Featured SPR Members
January 2017


Dr. Alcorn received his PhD in Cell and Molecular Biology from Duke University in 2003. During this time he worked with Dr. Jo Rae Wright on the host defense properties of lung surfactant proteins in the context of bacterial pneumonia and cystic fibrosis. Following this training, he completed a post-doctoral fellowship at the University of Vermont Lung Center with Dr. Yvonne Janssen-Heininger. His projects were focused on inflammatory signaling in mouse models of asthma and acute lung injury. Through this training he gained expertise in immunology, cell biology, molecular biology, lung physiology, and disease modeling.

Dr. Alcorn then joined the Department of Pediatrics at Children’s Hospital of Pittsburgh in 2007 under the mentorship of Dr. Jay Kolls. Dr. Alcorn’s current position is Associate Professor in the Division of Pulmonary Medicine, Allergy, and Immunology at Children’s Hospital of Pittsburgh. Dr. Alcorn is a recent recipient of the Parker B. Francis Jo Rae Wright Award for Scientific Excellence for his contributions to pulmonary disease research.

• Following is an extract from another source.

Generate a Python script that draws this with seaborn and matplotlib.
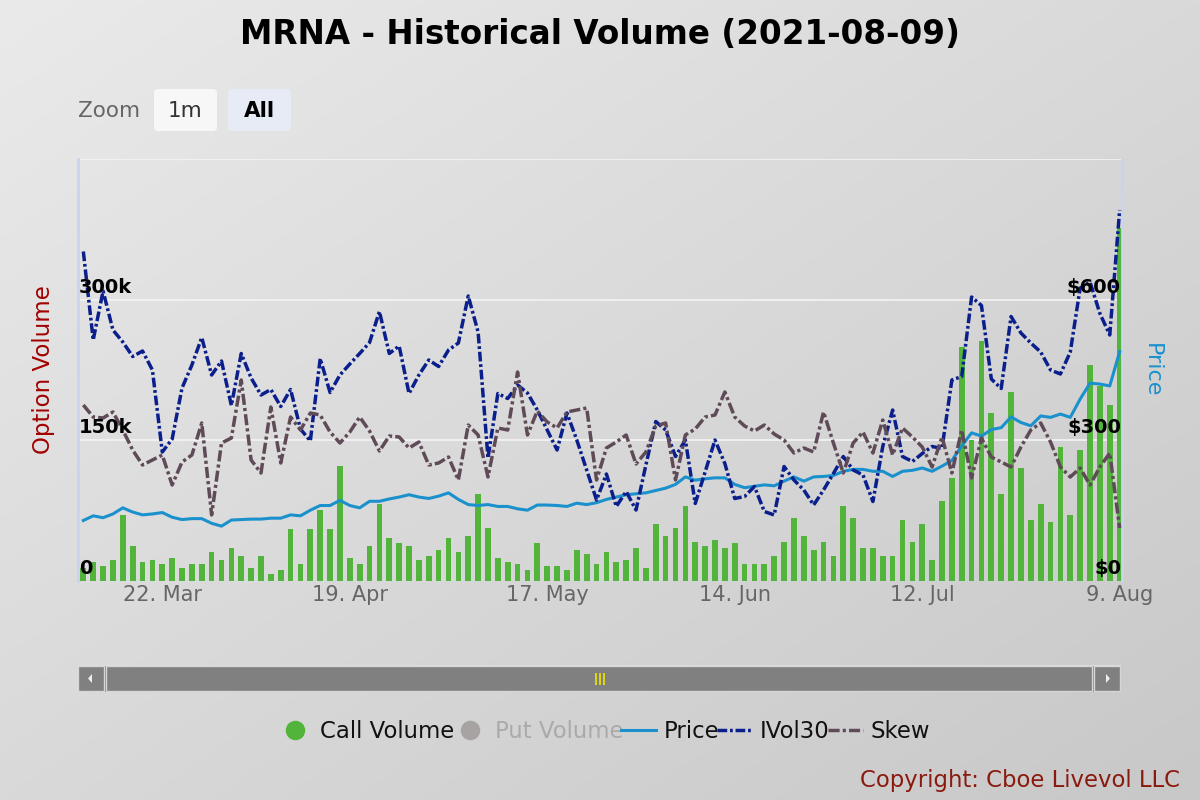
import matplotlib
matplotlib.use('Agg')

import numpy as np
import pandas as pd
import seaborn as sns
import matplotlib.pyplot as plt
import matplotlib.transforms as mtransforms
from matplotlib import font_manager
from matplotlib.lines import Line2D
from matplotlib.patches import Rectangle, FancyBboxPatch, Polygon


# trading days on the chart (ordinal axis: no weekends, no market holidays)
holidays = ['2021-04-02', '2021-05-31', '2021-07-05']
dates = pd.bdate_range('2021-03-10', '2021-08-09').drop(pd.to_datetime(holidays))

# call volume, thousands of contracts
call_volume_k = [
    14, 20, 16, 22.5, 70, 37.5, 20, 22.5, 18, 24.5,
    14, 18, 18, 31, 22.5, 35, 27, 14, 27, 7.5,
    12, 55, 18, 55, 76, 55, 123, 24.5, 18, 37.5,
    82.5, 46, 40, 37.5, 22.5, 27, 33, 46, 31, 48,
    93, 57, 24.5, 20, 18, 12, 40, 16, 16, 12,
    33, 29, 18, 31, 20, 22.5, 35, 14, 61, 48,
    57, 80, 42, 37.5, 44, 35, 40, 18, 18, 18,
    27, 42, 67.5, 48, 33, 42, 27, 80, 67.5, 35,
    35, 27, 27, 65, 42, 61, 22.5, 85, 110, 250,
    150, 256, 179, 93, 202, 121, 65, 82.5, 63, 142.5,
    70, 140, 230, 208, 187.5, 376,
]

price = [
    129, 139, 135, 143, 156, 147, 141, 143, 146, 136,
    131, 133, 133, 123, 117, 130, 131, 132, 132, 134,
    134, 141, 139, 151, 161, 161, 172, 161, 156, 170,
    170, 175, 179, 184, 179, 176, 181, 188, 174, 163,
    161, 163, 159, 159, 154, 151, 162, 162, 161, 159,
    166, 163, 167, 174, 179, 184, 186, 188, 193, 198,
    206, 222, 215, 218, 220, 220, 206, 199, 202, 205,
    203, 213, 222, 213, 222, 223, 225, 234, 238, 238,
    234, 234, 223, 234, 236, 241, 234, 245, 257, 288,
    316, 309, 323, 327, 350, 338, 331, 352, 349, 356,
    349, 388, 422, 420, 416, 489,
]

ivol30 = [
    109.7, 92, 101.8, 94, 91.6, 88.7, 89.8, 86, 69.6, 72.2,
    82.4, 87, 92.5, 85, 87.8, 78.9, 89.3, 84.4, 81, 82.1,
    78.7, 82.1, 74.2, 71.8, 88.3, 81.5, 85, 87.2, 89.3, 91.5,
    97.7, 89.3, 90.8, 81.3, 85, 88, 86.7, 90, 91.4, 100.8,
    93.6, 68.4, 81.3, 80.3, 83, 81.4, 78, 74, 70, 77.4,
    72, 66, 60, 65.2, 58.7, 61.7, 58, 67, 75.7, 74,
    68.7, 72, 59.3, 65.6, 72, 67.3, 60.3, 60.7, 62.7, 57.7,
    57, 66.7, 64, 62, 59, 62, 65.3, 68.7, 66, 65,
    59.7, 70.7, 78, 68.7, 67.7, 69.3, 70.7, 70.3, 84, 84.7,
    100.6, 98.9, 84.2, 82.3, 96.7, 93.4, 91.4, 89.6, 86, 85.2,
    89.6, 102.4, 103.6, 97.3, 93, 118,
]

skew = [
    19.5, 18.3, 18.2, 18.8, 17, 15, 13.5, 14, 14.5, 11.5,
    13.8, 14.5, 17.7, 8.5, 15.7, 16.2, 22, 14, 12.7, 19.3,
    13.7, 18.3, 17, 18.7, 18.5, 16.8, 15.7, 16.8, 18.3, 16.9,
    14.9, 16.4, 16.3, 15.2, 15.8, 13.5, 13.7, 14.3, 12, 17.5,
    16.5, 12.3, 17.2, 17, 22.8, 16.5, 18.9, 17.8, 17.2, 18.8,
    19, 19.2, 12, 15.2, 15.8, 16.5, 13.6, 14.8, 17.4, 17.7,
    12, 16.5, 17.1, 18.3, 18.5, 20.8, 18.3, 17.4, 16.9, 17.5,
    16.6, 16, 14.7, 15.2, 14.8, 18.8, 15.7, 12.7, 15.7, 16.8,
    14.7, 18, 14.5, 17.2, 16.3, 15.3, 13.3, 16.3, 12.7, 17,
    12.2, 16.2, 14.3, 13.8, 13.3, 15.3, 17, 17.7, 15.8, 13.3,
    12.3, 13.2, 11.5, 13.3, 14.7, 7.2,
]

tick_dates = ['2021-03-22', '2021-04-19', '2021-05-17', '2021-06-14', '2021-07-12', '2021-08-09']
tick_labels = ['22. Mar', '19. Apr', '17. May', '14. Jun', '12. Jul', '9. Aug']

vol_ticks = [0, 150, 300]
vol_tick_labels = ['0', '150k', '300k']
price_ticks = [0, 300, 600]
price_tick_labels = ['$0', '$300', '$600']

legend_labels = ['Call Volume', 'Put Volume', 'Price', 'IVol30', 'Skew']

df = pd.DataFrame({
    'day': np.arange(len(dates)),
    'date': dates,
    'call_k': call_volume_k,
    'price': price,
    'ivol30': ivol30,
    'skew': skew,
})

GREEN = '#52b43a'
PUT_GREY = '#a8a3a3'
BLUE = '#1a91cd'
NAVY = '#0a1f8c'
SKEW_C = '#5f4b57'
IVOL_DASH = (2.8, 0.8, 0.8, 0.8)
SKEW_DASH = (3.2, 0.9, 0.9, 0.9)

# condensed face for legend / copyright if there is one
names = {f.name for f in font_manager.fontManager.ttflist}
if 'Liberation Sans Narrow' in names:
    narrow, narrow_size = 'Liberation Sans Narrow', 22
else:
    narrow, narrow_size = 'DejaVu Sans', 16.4

fig = plt.figure(figsize=(12, 8), dpi=100)

# diagonal grey gradient background
bg = fig.add_axes([0, 0, 1, 1], zorder=-10)
u, v = np.meshgrid(np.linspace(0, 1, 240), np.linspace(0, 1, 160))
g = (234 - 34 * (0.5 * u + 0.5 * v)) / 255
bg.imshow(np.dstack([g, g, g]), extent=[0, 1, 0, 1], aspect='auto')
bg.set_axis_off()

# main plot area (pixel box 78..1122 x 159..581)
ax = fig.add_axes([78 / 1200, 219 / 800, 1044 / 1200, 422 / 800])
ax.set_facecolor('none')
axp = ax.twinx()
axv = ax.twinx()
axs = ax.twinx()

sns.barplot(data=df, x='day', y='call_k', color=GREEN, saturation=1, width=0.58,
            native_scale=True, errorbar=None, linewidth=0, ax=ax)
sns.lineplot(data=df, x='day', y='price', color=BLUE, linewidth=2.2, ax=axp)
sns.lineplot(data=df, x='day', y='ivol30', color=NAVY, linewidth=2.5, ax=axv)
sns.lineplot(data=df, x='day', y='skew', color=SKEW_C, linewidth=2.5, ax=axs)
for a in (axp, axv, axs):
    a.lines[0].set_solid_joinstyle('round')
axv.lines[0].set_dashes(IVOL_DASH)
axs.lines[0].set_dashes(SKEW_DASH)

ax.set_xlim(-0.54, 105.24)
ax.set_ylim(0, 450)
axp.set_ylim(0, 900)
axv.set_ylim(43.8, 128.2)
axs.set_ylim(1.9, 44.1)

ax.set_axisbelow(True)
ax.set_yticks([150, 300, 450])
ax.yaxis.grid(True, color='#f4f4f4', linewidth=1.2)
ax.tick_params(axis='y', left=False, labelleft=False)
tick_pos = [dates.get_loc(pd.Timestamp(d)) for d in tick_dates]
ax.set_xticks(tick_pos, tick_labels)
ax.tick_params(axis='x', length=0, pad=3, labelsize=15, labelcolor='#666666')
ax.set_xlabel('')
ax.set_ylabel('')
for side in ('top', 'bottom'):
    ax.spines[side].set_visible(False)
for side in ('left', 'right'):
    ax.spines[side].set_color('#c9d5ec')
    ax.spines[side].set_linewidth(2)

axp.set_ylabel('')
axp.tick_params(axis='y', right=False, labelright=False)
for sp in axp.spines.values():
    sp.set_visible(False)
axv.set_axis_off()
axs.set_axis_off()

# axis labels drawn on the top-most twin so they sit above the lines
vol_tr = mtransforms.offset_copy(
    mtransforms.blended_transform_factory(ax.transAxes, ax.transData), fig=fig, x=1, y=3, units='dots')
for val, lab in zip(vol_ticks, vol_tick_labels):
    axs.text(0, val, lab, transform=vol_tr, ha='left', va='bottom',
             fontsize=14, fontweight='bold', color='#000000')
price_tr = mtransforms.offset_copy(
    mtransforms.blended_transform_factory(axp.transAxes, axp.transData), fig=fig, x=-1, y=3, units='dots')
for val, lab in zip(price_ticks, price_tick_labels):
    axs.text(1, val, lab, transform=price_tr, ha='right', va='bottom',
             fontsize=14, fontweight='bold', color='#000000')

# scrollbar under the plot
nav = fig.add_axes([77 / 1200, 108 / 800, 1044 / 1200, 27 / 800])
nav.set_xlim(0, 1044)
nav.set_ylim(0, 27)
nav.set_axis_off()
nav.add_patch(Rectangle((0, 0), 1044, 27, fc='#808080', ec='#dedede', lw=1))
nav.add_patch(Rectangle((1, 1), 26, 25, fc='#808080', ec='#d6d6d6', lw=1))
nav.add_patch(Rectangle((1017, 1), 26, 25, fc='#808080', ec='#d6d6d6', lw=1))
nav.add_patch(Rectangle((29, 1), 986, 25, fc='#808080', ec='#d6d6d6', lw=1))
nav.add_patch(Polygon([[11, 13.5], [15, 9], [15, 18]], fc='#eeeeee', ec='none'))
nav.add_patch(Polygon([[1033, 13.5], [1029, 9], [1029, 18]], fc='#eeeeee', ec='none'))
nav.vlines([518.5, 522.5, 526.5], 7.5, 19.5, color='#f2e600', lw=1.2)

# overlay in pixel coordinates for title, buttons, axis titles, credit
deco = fig.add_axes([0, 0, 1, 1])
deco.set_xlim(0, 1200)
deco.set_ylim(800, 0)
deco.set_axis_off()

deco.text(600, 34, 'MRNA - Historical Volume (2021-08-09)', ha='center', va='center',
          fontsize=23.5, fontweight='bold', color='#000000')
deco.text(78, 111, 'Zoom', ha='left', va='center', fontsize=15.5, color='#666666')
deco.add_patch(FancyBboxPatch((154, 89), 63, 42, boxstyle='round,pad=0,rounding_size=4',
                              fc='#f7f7f7', ec='none'))
deco.add_patch(FancyBboxPatch((228, 89), 63, 42, boxstyle='round,pad=0,rounding_size=4',
                              fc='#e6ebf5', ec='none'))
deco.text(185.5, 111, '1m', ha='center', va='center', fontsize=15.5, color='#333333')
deco.text(259.5, 111, 'All', ha='center', va='center', fontsize=15.5, color='#000000',
          fontweight='bold')

deco.text(44, 370, 'Option Volume', rotation=90, ha='center', va='center',
          fontsize=16.5, color='#a30000')
deco.text(1152, 370, 'Price', rotation=270, ha='center', va='center',
          fontsize=16, color=BLUE)

deco.text(1180, 781, 'Copyright: Cboe Livevol LLC', ha='right', va='center',
          fontsize=narrow_size, family=narrow, color='#8b1a0e')

handles = [
    Line2D([], [], marker='o', linestyle='none', markersize=13, color=GREEN),
    Line2D([], [], marker='o', linestyle='none', markersize=13, color=PUT_GREY),
    Line2D([], [], color=BLUE, linewidth=2.2),
    Line2D([], [], color=NAVY, linewidth=2.5, dashes=IVOL_DASH),
    Line2D([], [], color=SKEW_C, linewidth=2.5, dashes=SKEW_DASH),
]
fs_px = narrow_size * 100 / 72
leg = fig.legend(handles, legend_labels, loc='center', bbox_to_anchor=(0.503, 1 - 731 / 800),
                 ncol=5, frameon=False, prop={'family': narrow, 'size': narrow_size},
                 handlelength=35 / fs_px, handletextpad=7.5 / fs_px, columnspacing=-2 / fs_px,
                 borderpad=0)
for txt, col in zip(leg.get_texts(), ['#111111', '#aaaaaa', '#111111', '#111111', '#111111']):
    txt.set_color(col)

fig.savefig('out.png', dpi=100)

The Alcorn laboratory is focused on T cell immunity, host defense, epithelial cell biology, and lung physiology as it relates to pediatric disease. A primary laboratory focus is on influenza infection and host defense mechanisms regulated by Type 17 immunity. Recent studies in the lab are focused on how preceding influenza infection suppresses the ability of the lung to respond to secondary bacterial infections. We have shown that influenza inhibits Type 17 activation upon secondary challenge with MRSA resulting in attenuated clearance. Our data suggest a novel immune mechanism involved in increased susceptibility following viral infection. The Alcorn laboratory is also working on the immunologic mechanisms of severe and steroid insensitive asthma, which represent a significant source of morbidity and mortality in the western world. Specifically, we are interested in the mechanism by which T cells promote airway hyper-reactivity in the presence or absence of airway inflammation. Our current focus combines mouse models of human lung disease with translational studies utilizing our significant access to asthma samples here at Children’s Hospital of Pittsburgh. Our group’s goal is to model human disease, as best as possible, and elucidate novel mechanisms of disease pathogenesis.